There’s never a dull moment in the Bahamas, between mornings spent on sugary white sands and snorkelling along the Andros Barrier Reef, and afternoons spent tucking into conch salad at Arawak Cay, the sun setting to a reggae soundtrack outside the rainbow beach shacks that are home to the archipelago’s exuberant Junkanoo. This is the most colourful place in the Caribbean, with 25 flora-filled national parks, the world’s largest pink flamingo colony and the inky waters of the world’s deepest blue hole. From the fiery face of the Andros iguana, to the green, coral and blue of the endangered Bahama parrot, even the animals provide the most colourful of welcomes.

Norwegian Cruise Line, Royal Caribbean, Princess Cruises and Holland America Line all founded their private islands in the Bahamas, confirming the destination’s reputation as the action-packed party capital of the Caribbean. There isn’t much you can’t do here and there are few who the destination doesn’t aim to please. There are Nassau’s historic ramparts, Fort Montague, Fort Charlotte and Fort Fincastle, and there are the sunken Spanish galleons occupying ocean beds between islands. For those who prefer aquatic adventures, there are day passes to the Aquaventure Waterpark at the Atlantis Paradise Island, the largest waterpark in the Caribbean. With 18 water slides, 11 pools and a mile-long river rapid ride, this 114 acre attraction is the star of the show on a family cruise from Miami and is located just a stone’s throw from Nassau’s downtown shopping mecca.

Grand Cayman

The People Pleaser

Few destinations can claim to be affluent yet laidback, family-friendly yet with an air of exclusivity and subtle touches of luxury. Grand Cayman is all of these things and more, and if you’re in the market for a Caribbean holiday with appeal well beyond the beaches, the largest of the Cayman Islands fits the bill perfectly.

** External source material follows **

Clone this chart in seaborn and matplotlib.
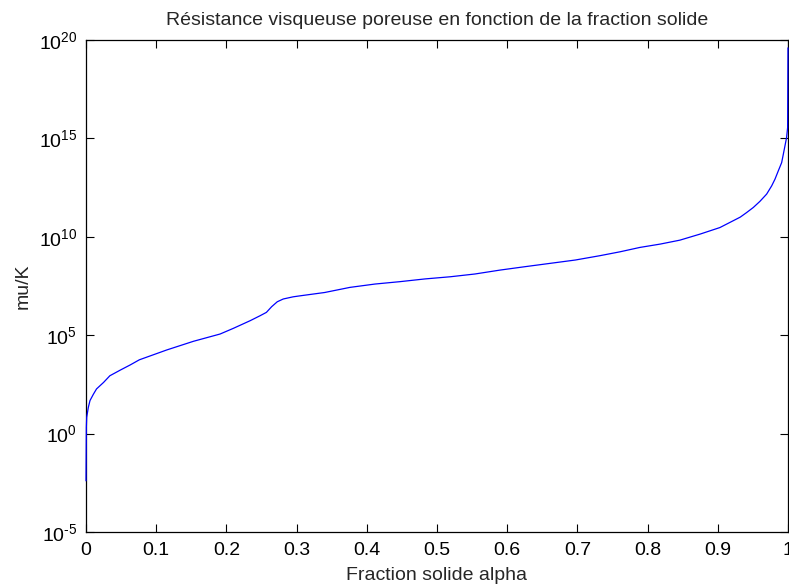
import numpy as np
import matplotlib
matplotlib.use('Agg')
import matplotlib.pyplot as plt
import seaborn as sns

# Values (alpha, log10 of mu/K)
alpha = [0.0, 0.0005, 0.001, 0.0033, 0.0057, 0.0105, 0.015, 0.025, 0.034,
         0.049, 0.063, 0.076, 0.115, 0.153, 0.191, 0.21, 0.234, 0.248,
         0.257, 0.2645, 0.2725, 0.281, 0.295, 0.3048, 0.340, 0.376, 0.4117,
         0.447, 0.483, 0.519, 0.554, 0.590, 0.625, 0.661, 0.697, 0.732,
         0.761, 0.789, 0.818, 0.846, 0.875, 0.903, 0.932, 0.941, 0.9506,
         0.960, 0.9696, 0.9768, 0.9815, 0.9862, 0.991, 0.9934, 0.9957,
         0.998, 0.9995, 1.0]
log_mu_k = [-2.4, 0.32, 0.83, 1.33, 1.68, 2.0, 2.27, 2.6, 2.94,
            3.23, 3.49, 3.75, 4.25, 4.69, 5.06, 5.35, 5.74, 5.99,
            6.16, 6.45, 6.7, 6.84, 6.95, 7.0, 7.17, 7.43, 7.60,
            7.72, 7.86, 7.97, 8.11, 8.31, 8.48, 8.65, 8.82, 9.04,
            9.24, 9.46, 9.63, 9.83, 10.14, 10.47, 11.0, 11.23, 11.49,
            11.8, 12.17, 12.59, 12.93, 13.35, 13.77, 14.2, 14.62,
            15.04, 15.55, 19.6]
mu_k = 10.0 ** np.array(log_mu_k)

x_ticks = [0, 0.1, 0.2, 0.3, 0.4, 0.5, 0.6, 0.7, 0.8, 0.9, 1]
x_tick_labels = ['0', '0.1', '0.2', '0.3', '0.4', '0.5', '0.6', '0.7', '0.8', '0.9', '1']
y_ticks = [1e-5, 1e0, 1e5, 1e10, 1e15, 1e20]
# hyphen (not minus sign) in the exponent, like the original
y_tick_labels = [r'$\mathdefault{10^{\text{-}5}}$', r'$\mathdefault{10^{0}}$',
                 r'$\mathdefault{10^{5}}$', r'$\mathdefault{10^{10}}$',
                 r'$\mathdefault{10^{15}}$', r'$\mathdefault{10^{20}}$']

sns.set_style('white')
plt.rcParams['font.family'] = ['Liberation Sans', 'DejaVu Sans']
plt.rcParams['mathtext.fontset'] = 'custom'
plt.rcParams['mathtext.rm'] = 'Liberation Sans'
plt.rcParams['axes.unicode_minus'] = False

fig = plt.figure(figsize=(7.89, 5.85), dpi=100)
ax = fig.add_axes([0.109, 0.0906, 0.8897, 0.841])

sns.lineplot(x=alpha, y=mu_k, color='blue', linewidth=0.9, ax=ax,
             sort=False, zorder=3, clip_on=False)

ax.set_yscale('log')
ax.set_xlim(0, 1)
ax.set_ylim(1e-5, 1e20)
ax.set_xticks(x_ticks)
ax.set_xticklabels(x_tick_labels)
ax.set_yticks(y_ticks)
ax.set_yticklabels(y_tick_labels)
ax.minorticks_off()

ax.tick_params(direction='in', length=5.5, width=0.8, labelsize=14,
               top=True, right=True, bottom=True, left=True, colors='black')
ax.tick_params(axis='x', pad=7)
ax.tick_params(axis='y', pad=6.5)
for side in ['top', 'bottom', 'left', 'right']:
    ax.spines[side].set_visible(True)
    ax.spines[side].set_color('black')
    ax.spines[side].set_linewidth(0.9)

ax.set_title('Résistance visqueuse poreuse en fonction de la fraction solide',
             fontsize=14, pad=11)
ax.set_xlabel('Fraction solide alpha', fontsize=14, labelpad=6)
ax.set_ylabel('mu/K', fontsize=14, labelpad=5)

fig.savefig('out.png', dpi=100)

In a Caribbean studded with coastlines which are perfect by their very definition, achieving the accolade of being the very best of them all is quite the achievement. Seven Mile Beach, on the island’s west coast, has scooped the top spot countless times and once you step on its sands, it becomes instantly apparent why.

Grand Cayman’s seas are brimming with coral formations and there are over 360 dive sites around the island. Plunge below the waters to experience some of the Caribbean’s best snorkelling at Seven Mile Beach, where snorkel sites can be accessed straight from the beach, and at the equally popular Devil’s Grotto or Smith Cove, both of which are just minutes from the George Town port. The Cayman Wall is one of the most renowned dive sites in the world and experienced divers might well confirm this British Overseas Territory as home to the best diving in all of the Caribbean. Highlights include the wreck of the USS Kittiwake, sunk off the northern end of Seven Mile Beach, and the Ironshore Gardens on the island’s east coast.

Wildlife abounds in Grand Cayman, both at sea and ashore, with two of the island’s star attractions bringing you closer to nature. Stingray City occupies a sandbar off the North Sound, where stingrays once congregated to collect the scraps left behind by fishermen cleaning their catch of the day. Today, they have become more accustomed to being hand-fed squid by visiting tourists and doing so is a must during your time in Grand Cayman. Equally enthralling is an afternoon at the Cayman Turtle Farm: Island Wildlife Encounter, which sits with the 23-acre marine park and conservation area of Boatswain’s Beach Park. The attraction is the largest in the Cayman Islands and, whilst its 11,000 green sea turtles take a starring role, there’s enough going on to entertain the whole family all day.